Testing a challenge a skill a craft and not something that is easy to do. It is a forte of a chosen few who do their best to go under the hood and look for the spanner left over post the tasks. It is like a doctor who would have performed a successful surgery but left a knife in the patients body. Testing if done right can trap these defects and help plug these issues.
From a tester’s standpoint what would be important ?
1. Many a times a viewpoint/view that he is looking at is not available in document format anywhere in the organisation.
2. No proper handover of what goes into the software if the developer did his stuff and left early to catch the friday nights bus.
3. No diagrams to illustrate what is that has changed in the organization big picture. He is told things like “we have improved security in the system now”. What does this statement leave the tester with unless told what was really introduced as a part of the fix or change.
4.Does he understand what needs to be tested and does he have the tools.
5.Does unit testing/TDD cover what is to be certified.

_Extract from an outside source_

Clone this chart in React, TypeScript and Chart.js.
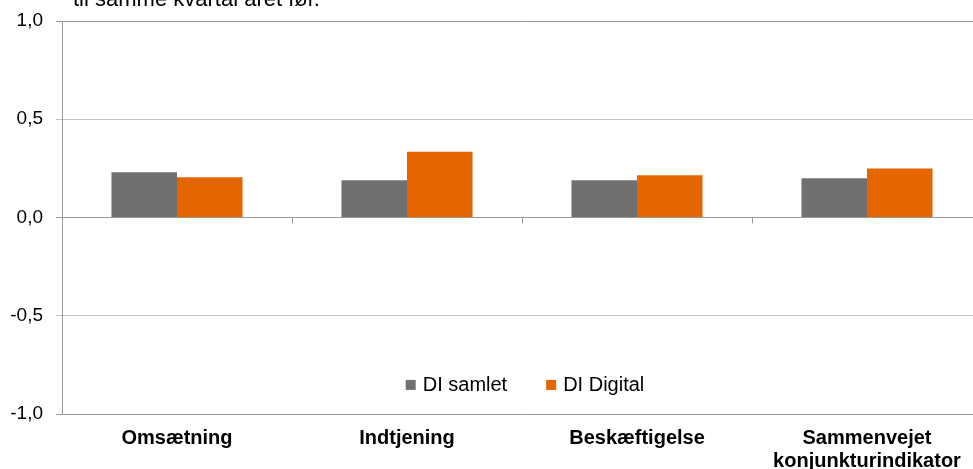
import React, { useEffect, useRef } from "react";
import { Chart, registerables } from "chart.js";

Chart.register(...registerables);

const categories: (string | string[])[] = [
  "Omsætning",
  "Indtjening",
  "Beskæftigelse",
  ["Sammenvejet", "konjunkturindikator"],
];
const seriesNames = ["DI samlet", "DI Digital"];
const diSamlet = [0.23, 0.19, 0.19, 0.2];
const diDigital = [0.205, 0.335, 0.215, 0.25];
const yTicks = [-1, -0.5, 0, 0.5, 1];
const titleText = "til samme kvartal året før.";

const FONT = 'Arial, "Liberation Sans", sans-serif';
const GRAY = "#707070";
const ORANGE = "#e46600";

const extrasPlugin = {
  id: "extras",
  afterDraw(chart: any) {
    const ctx = chart.ctx;
    const x = chart.scales.x;
    const y = chart.scales.y;
    const area = chart.chartArea;
    ctx.save();
    const zeroY = y.getPixelForValue(0);
    const n = chart.data.labels.length;
    ctx.strokeStyle = "#999999";
    ctx.lineWidth = 1;
    for (let i = 0; i <= n; i++) {
      const px = Math.round(x.left + (i * (x.right - x.left)) / n) + 0.5;
      ctx.beginPath();
      ctx.moveTo(px, zeroY);
      ctx.lineTo(px, zeroY + 6);
      ctx.stroke();
    }
    ctx.font = `20px ${FONT}`;
    ctx.textBaseline = "middle";
    const ds = chart.data.datasets;
    const box = 10;
    const gapBox = 7;
    const gapItem = 39;
    let total = 0;
    ds.forEach((d: any, i: number) => {
      total += box + gapBox + ctx.measureText(d.label).width;
      if (i < ds.length - 1) total += gapItem;
    });
    const ly = y.getPixelForValue(-0.852);
    let lx = (area.left + area.right) / 2 + 3 - total / 2;
    ds.forEach((d: any) => {
      ctx.fillStyle = d.backgroundColor;
      ctx.fillRect(lx, ly - box / 2, box, box);
      lx += box + gapBox;
      ctx.fillStyle = "#000000";
      ctx.textAlign = "left";
      ctx.fillText(d.label, lx, ly + 1);
      lx += ctx.measureText(d.label).width + gapItem;
    });
    ctx.font = `22px ${FONT}`;
    ctx.textBaseline = "alphabetic";
    ctx.fillStyle = "#000000";
    ctx.fillText(titleText, 73, 6);
    ctx.restore();
  },
};

export default function App() {
  const ref = useRef<HTMLCanvasElement | null>(null);
  useEffect(() => {
    if (!ref.current) return;
    const chart = new Chart(ref.current, {
      type: "bar",
      data: {
        labels: categories,
        datasets: [
          { label: seriesNames[0], data: diSamlet, backgroundColor: GRAY },
          { label: seriesNames[1], data: diDigital, backgroundColor: ORANGE },
        ],
      },
      options: {
        animation: false,
        responsive: false,
        maintainAspectRatio: false,
        devicePixelRatio: 1,
        layout: { padding: { top: 21, left: 0, right: 0, bottom: 0 } },
        plugins: {
          legend: { display: false },
          tooltip: { enabled: false },
          title: { display: false },
        },
        datasets: {
          bar: { categoryPercentage: 0.57, barPercentage: 1.0 },
        },
        scales: {
          x: {
            grid: { display: false, drawTicks: false },
            border: { display: false },
            ticks: {
              color: "#000000",
              font: { family: FONT, size: 20, weight: "bold", lineHeight: 1.15 },
              padding: 13,
              maxRotation: 0,
              autoSkip: false,
            },
            afterFit(scale: any) {
              scale.height = 55;
            },
          },
          y: {
            min: -1,
            max: 1,
            afterBuildTicks(scale: any) {
              scale.ticks = yTicks.map((v) => ({ value: v }));
            },
            grid: {
              color: (c: any) => {
                const v = c.tick ? c.tick.value : 0;
                if (Math.abs(v) === 1 || v === 0) return "#999999";
                return "#c0c0c0";
              },
              lineWidth: 1,
              drawTicks: true,
              tickLength: 6,
            },
            border: { display: true, color: "#999999", width: 1 },
            ticks: {
              color: "#000000",
              font: { family: FONT, size: 19, lineHeight: 0.8 },
              padding: 13,
              callback: (v: any) => Number(v).toFixed(1).replace(".", ","),
            },
            afterFit(scale: any) {
              scale.width = 62;
            },
          },
        },
      },
      plugins: [extrasPlugin],
    });
    return () => chart.destroy();
  }, []);
  return (
    <div
      style={{
        position: "fixed",
        left: 0,
        top: 0,
        width: 973,
        height: 469,
        overflow: "hidden",
        background: "#ffffff",
      }}
    >
      <canvas ref={ref} width={982} height={469} style={{ display: "block" }} />
    </div>
  );
}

Or do you always need a full product end to end scenario testing.
6. How much of automation do you have in the system ? Are the test cases all automated and effort being made to check if the code coverage is 80% and above. Do we need to up this number ? . Are we getting false positives ?
7. Does our code coverage make us happy whereas there turns out there is always some boundary condition that missed our attention?
8.Do you have a proper architectural artifacts documentation strategy where QA can go look at it and figure out from time to time where the product is heading ? Most often we have it was last updated when we went for that team outing.
9. One of the ways the product gets to have a feel that all is well in the system is a reiteration their documentation and diagrams are updated and understandable by one and all in the system. This mechanism needs to be continuously followed for everyone to sub consciously starting to feel that our mechanisms are what it should be. If not there we fix them when found. Any other feeling here will not reinforce the “right way” among people.
UML is understood by techie crowd whereas we need to have a mechanism for ensuring the business,functional folks and non technical folks also understand the system to touch/feel/breathe the system and own it as much as the developer who put pieces in their. All of these need strong mechanisms for documentation and diagramming/some kind of non ambiguous visual representation of the system/product.
Go choose your diagramming strategy and be ready for any challenges on your way. It is always better to document things even for preparing for agility. On one hand as we always prefer working code than elaborate documentation , it is equally important to have a proper mechanism in place that works for you. That is where the question of just enough comes into play go for just enough documentation and visual representation.
Ultimately software delivery is a close knit game where all need to play their part and not simply passing the baton from one team to another.